Council opts out of legislation allowing shops to become branches without planning permission

Nigel Lewis

Westminster City Council in London is to restrict the number of new estate agent branches being set up after opting out of a key piece of planning legislation.

The council says the number of new agent branches increased from 179 to 228 during the 12 months ending February 2016, an increase of 27.4%.

“This represents the largest percentage increase of all London boroughs,” says Julia Corkey, the council’s Executive Director Policy, Performance and Communications (pictured).

The council also says research among shoppers within Westminster showed consumers were “aware of the proliferation of estate agents in some shopping centres” and that some specifically requested ‘fewer estate agents’ as well as more and better retail.

To enable the council to control the number new estate agent branches it has told the Secretary of State that from January 1st estate agents wishing to change retail usage from shops into branches will have to apply for planning permission.
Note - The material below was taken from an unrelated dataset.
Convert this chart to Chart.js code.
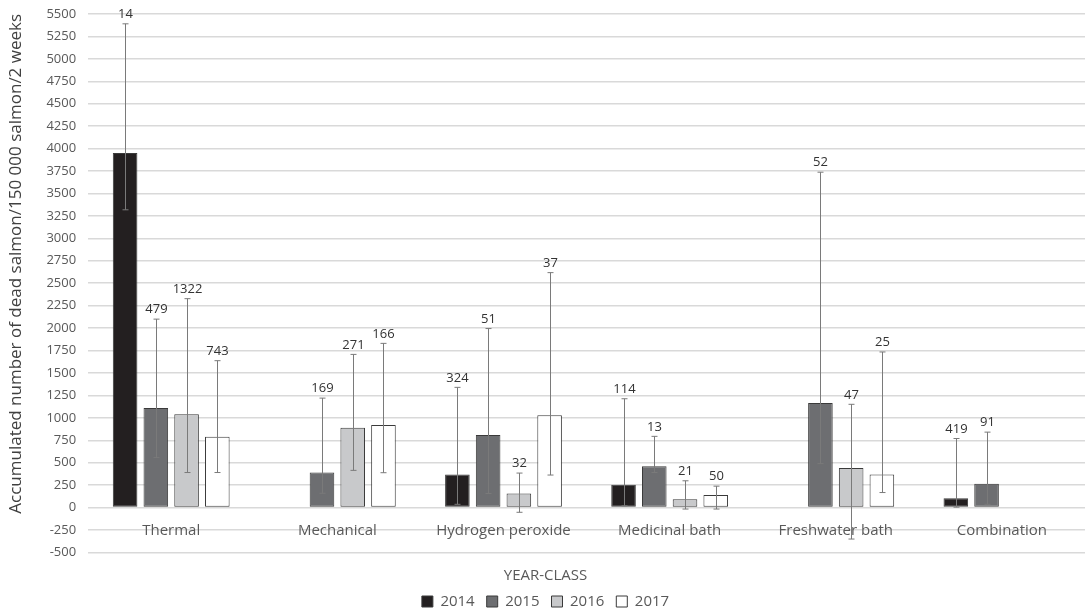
<!DOCTYPE html>
<html>
<head>
<meta charset="utf-8">
<script src="https://cdn.jsdelivr.net/npm/chart.js@4/dist/chart.umd.min.js"></script>
<style>
  html, body { margin: 0; padding: 0; background: #ffffff; }
  #wrap { width: 1091px; height: 609px; position: relative; }
</style>
</head>
<body>
<div id="wrap"><canvas id="chart"></canvas></div>
<script>
// Delousing method categories
const categories = ['Thermal', 'Mechanical', 'Hydrogen peroxide', 'Medicinal bath', 'Freshwater bath', 'Combination'];
const yearClasses = ['2014', '2015', '2016', '2017'];

// Mean accumulated dead salmon per 150 000 salmon per 2 weeks
const mean2014 = [3950, null, 370, 255, null, 105];
const mean2015 = [1110, 390, 810, 460, 1165, 265];
const mean2016 = [1040, 890, 157, 92, 441, null];
const mean2017 = [790, 920, 1030, 140, 370, null];

// Upper and lower ends of the error bars
const upper2014 = [5390, null, 1340, 1213, null, 770];
const upper2015 = [2100, 1220, 1995, 794, 3737, 841];
const upper2016 = [2328, 1707, 385, 299, 1151, null];
const upper2017 = [1637, 1830, 2618, 239, 1734, null];
const lower2014 = [3318, null, 37, 20, null, 5];
const lower2015 = [559, 160, 157, 391, 490, 37];
const lower2016 = [391, 415, -52, -16, -350, null];
const lower2017 = [391, 389, 363, -16, 168, null];

// Number of treatments behind each bar
const count2014 = [14, null, 324, 114, null, 419];
const count2015 = [479, 169, 51, 13, 52, 91];
const count2016 = [1322, 271, 32, 21, 47, null];
const count2017 = [743, 166, 37, 50, 25, null];

// Y axis range and tick step
const yMin = -500;
const yMax = 5500;
const yStep = 250;

const FONT = '"Open Sans", "DejaVu Sans", sans-serif';
const fills = ['#231f20', '#6d6e71', '#c8c9cb', '#ffffff'];

const means = [mean2014, mean2015, mean2016, mean2017];
const uppers = [upper2014, upper2015, upper2016, upper2017];
const lowers = [lower2014, lower2015, lower2016, lower2017];
const counts = [count2014, count2015, count2016, count2017];

const datasets = yearClasses.map((label, i) => ({
  label: label,
  data: means[i],
  upper: uppers[i],
  lower: lowers[i],
  counts: counts[i],
  backgroundColor: fills[i],
  borderColor: '#3a3a3a',
  borderWidth: 1,
  borderSkipped: false,
  categoryPercentage: 0.74,
  barPercentage: 0.8
}));

// Draws error bars and the count labels above them
const errorBarPlugin = {
  id: 'errorBars',
  afterDatasetsDraw(chart) {
    const ctx = chart.ctx;
    const y = chart.scales.y;
    ctx.save();
    chart.data.datasets.forEach((ds, i) => {
      const meta = chart.getDatasetMeta(i);
      meta.data.forEach((bar, j) => {
        if (ds.data[j] == null) return;
        const x = Math.round(bar.x) + 0.5;
        const yHi = y.getPixelForValue(ds.upper[j]);
        const yLo = y.getPixelForValue(ds.lower[j]);
        ctx.strokeStyle = '#7a7a7a';
        ctx.lineWidth = 1;
        ctx.beginPath();
        ctx.moveTo(x, yHi);
        ctx.lineTo(x, yLo);
        ctx.moveTo(x - 3, yHi);
        ctx.lineTo(x + 3, yHi);
        ctx.moveTo(x - 3, yLo);
        ctx.lineTo(x + 3, yLo);
        ctx.stroke();
        if (ds.counts[j] != null) {
          ctx.fillStyle = '#333333';
          ctx.font = '13px ' + FONT;
          ctx.textAlign = 'center';
          ctx.textBaseline = 'bottom';
          ctx.fillText(String(ds.counts[j]), x, yHi - 3);
        }
      });
    });
    ctx.restore();
  }
};

new Chart(document.getElementById('chart'), {
  type: 'bar',
  data: { labels: categories, datasets: datasets },
  options: {
    responsive: true,
    maintainAspectRatio: false,
    animation: false,
    layout: { padding: { top: 0, right: 6, left: 6, bottom: -10 } },
    scales: {
      x: {
        type: 'category',
        position: { y: 0 },
        grid: { display: false, drawTicks: false },
        border: { display: false },
        ticks: { color: '#595959', font: { family: FONT, size: 15 }, padding: 14, maxRotation: 0 }
      },
      y: {
        min: yMin,
        max: yMax,
        grid: { color: '#d9d9d9', lineWidth: 1.5, drawTicks: false },
        border: { display: false },
        ticks: {
          stepSize: yStep,
          color: '#595959',
          font: { family: FONT, size: 13, lineHeight: 0.3 },
          padding: 12,
          callback: (v) => String(v)
        },
        title: {
          display: true,
          align: 'end',
          text: 'Accumulated number of dead salmon/150 000 salmon/2 weeks',
          color: '#404040',
          font: { family: FONT, size: 17 },
          padding: { top: 0, bottom: 8 }
        }
      }
    },
    plugins: {
      legend: {
        position: 'bottom',
        title: {
          display: true,
          text: 'YEAR-CLASS',
          color: '#595959',
          font: { family: FONT, size: 15 },
          padding: { top: 16, bottom: -4.5 }
        },
        labels: {
          color: '#595959',
          font: { family: FONT, size: 15 },
          boxWidth: 11,
          boxHeight: 11,
          padding: 12
        }
      },
      tooltip: { enabled: false }
    }
  },
  plugins: [errorBarPlugin]
});
</script>
</body>
</html>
This means the council has opted out of Article 4 of the Town and Country Planning Order 2015 which enables retail premises to be switched via ‘permitted development’ from shops to financial and professional services without planning permission.

Robert David, deputy leader of the council, told the Financial Times that the increase “has put the character of some centres at risk. These measures will protect variety on our high streets and improve everyone’s shopping experience”.

Existing agents would appear to agree with the move. Ed Mead, formerly of Douglas & Gordon, Trevor Abrahamson of Glentree International and property consultant Charles McDowell are quoted in the Financial Times article backing the new policy.